Requirement = Skip any picture you find and retype all the remaining lines exactly.

Dataset excerpt =
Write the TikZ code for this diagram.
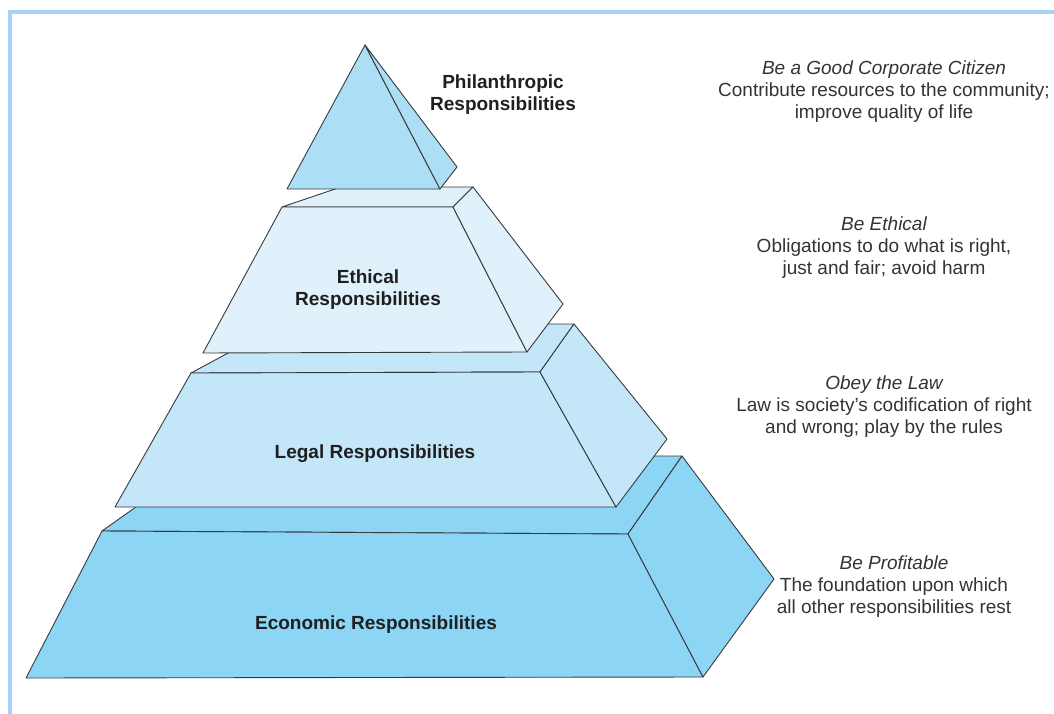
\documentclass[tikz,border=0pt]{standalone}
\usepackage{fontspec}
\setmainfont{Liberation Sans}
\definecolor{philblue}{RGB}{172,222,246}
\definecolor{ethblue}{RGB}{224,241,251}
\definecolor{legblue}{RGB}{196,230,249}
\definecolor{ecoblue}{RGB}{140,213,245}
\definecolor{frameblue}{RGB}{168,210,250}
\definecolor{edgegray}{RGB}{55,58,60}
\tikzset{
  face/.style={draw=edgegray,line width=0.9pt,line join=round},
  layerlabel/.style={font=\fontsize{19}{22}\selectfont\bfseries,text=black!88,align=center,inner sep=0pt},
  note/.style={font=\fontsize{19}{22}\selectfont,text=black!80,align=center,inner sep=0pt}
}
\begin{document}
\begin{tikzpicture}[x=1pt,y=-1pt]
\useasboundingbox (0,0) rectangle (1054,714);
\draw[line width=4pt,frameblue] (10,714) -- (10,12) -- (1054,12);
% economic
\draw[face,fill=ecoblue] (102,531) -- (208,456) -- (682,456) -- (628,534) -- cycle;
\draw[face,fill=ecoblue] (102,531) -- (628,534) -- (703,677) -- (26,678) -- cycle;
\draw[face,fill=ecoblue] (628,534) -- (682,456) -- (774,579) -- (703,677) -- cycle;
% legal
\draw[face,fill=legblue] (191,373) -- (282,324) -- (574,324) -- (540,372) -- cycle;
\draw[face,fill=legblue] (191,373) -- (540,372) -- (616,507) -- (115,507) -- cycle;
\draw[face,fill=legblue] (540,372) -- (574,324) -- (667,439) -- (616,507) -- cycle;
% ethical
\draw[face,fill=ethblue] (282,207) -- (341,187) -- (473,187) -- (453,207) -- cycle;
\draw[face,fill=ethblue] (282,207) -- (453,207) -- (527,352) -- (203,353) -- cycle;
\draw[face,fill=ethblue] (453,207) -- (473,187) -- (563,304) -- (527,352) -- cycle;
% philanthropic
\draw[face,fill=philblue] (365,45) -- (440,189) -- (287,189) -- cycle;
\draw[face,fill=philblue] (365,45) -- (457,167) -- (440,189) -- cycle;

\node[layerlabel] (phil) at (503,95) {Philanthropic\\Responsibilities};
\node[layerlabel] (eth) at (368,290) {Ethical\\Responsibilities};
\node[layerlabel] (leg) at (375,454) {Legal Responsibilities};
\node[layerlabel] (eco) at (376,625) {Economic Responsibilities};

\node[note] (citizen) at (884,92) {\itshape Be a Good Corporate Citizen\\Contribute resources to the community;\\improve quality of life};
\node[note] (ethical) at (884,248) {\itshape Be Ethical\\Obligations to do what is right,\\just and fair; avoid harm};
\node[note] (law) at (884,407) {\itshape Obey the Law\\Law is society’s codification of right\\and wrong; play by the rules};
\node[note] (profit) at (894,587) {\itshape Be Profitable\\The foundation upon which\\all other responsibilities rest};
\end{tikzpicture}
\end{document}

Written answer =
Write the TikZ code for this diagram.
\documentclass[tikz,border=0pt]{standalone}
\usepackage{fontspec}
\setmainfont{Liberation Sans}
\definecolor{philblue}{RGB}{172,222,246}
\definecolor{ethblue}{RGB}{224,241,251}
\definecolor{legblue}{RGB}{196,230,249}
\definecolor{ecoblue}{RGB}{140,213,245}
\definecolor{frameblue}{RGB}{168,210,250}
\definecolor{edgegray}{RGB}{55,58,60}
\tikzset{
  face/.style={draw=edgegray,line width=0.9pt,line join=round},
  layerlabel/.style={font=\fontsize{19}{22}\selectfont\bfseries,text=black!88,align=center,inner sep=0pt},
  note/.style={font=\fontsize{19}{22}\selectfont,text=black!80,align=center,inner sep=0pt}
}
\begin{document}
\begin{tikzpicture}[x=1pt,y=-1pt]
\useasboundingbox (0,0) rectangle (1054,714);
\draw[line width=4pt,frameblue] (10,714) -- (10,12) -- (1054,12);
% economic
\draw[face,fill=ecoblue] (102,531) -- (208,456) -- (682,456) -- (628,534) -- cycle;
\draw[face,fill=ecoblue] (102,531) -- (628,534) -- (703,677) -- (26,678) -- cycle;
\draw[face,fill=ecoblue] (628,534) -- (682,456) -- (774,579) -- (703,677) -- cycle;
% legal
\draw[face,fill=legblue] (191,373) -- (282,324) -- (574,324) -- (540,372) -- cycle;
\draw[face,fill=legblue] (191,373) -- (540,372) -- (616,507) -- (115,507) -- cycle;
\draw[face,fill=legblue] (540,372) -- (574,324) -- (667,439) -- (616,507) -- cycle;
% ethical
\draw[face,fill=ethblue] (282,207) -- (341,187) -- (473,187) -- (453,207) -- cycle;
\draw[face,fill=ethblue] (282,207) -- (453,207) -- (527,352) -- (203,353) -- cycle;
\draw[face,fill=ethblue] (453,207) -- (473,187) -- (563,304) -- (527,352) -- cycle;
% philanthropic
\draw[face,fill=philblue] (365,45) -- (440,189) -- (287,189) -- cycle;
\draw[face,fill=philblue] (365,45) -- (457,167) -- (440,189) -- cycle;

\node[layerlabel] (phil) at (503,95) {Philanthropic\\Responsibilities};
\node[layerlabel] (eth) at (368,290) {Ethical\\Responsibilities};
\node[layerlabel] (leg) at (375,454) {Legal Responsibilities};
\node[layerlabel] (eco) at (376,625) {Economic Responsibilities};

\node[note] (citizen) at (884,92) {\itshape Be a Good Corporate Citizen\\Contribute resources to the community;\\improve quality of life};
\node[note] (ethical) at (884,248) {\itshape Be Ethical\\Obligations to do what is right,\\just and fair; avoid harm};
\node[note] (law) at (884,407) {\itshape Obey the Law\\Law is society’s codification of right\\and wrong; play by the rules};
\node[note] (profit) at (894,587) {\itshape Be Profitable\\The foundation upon which\\all other responsibilities rest};
\end{tikzpicture}
\end{document}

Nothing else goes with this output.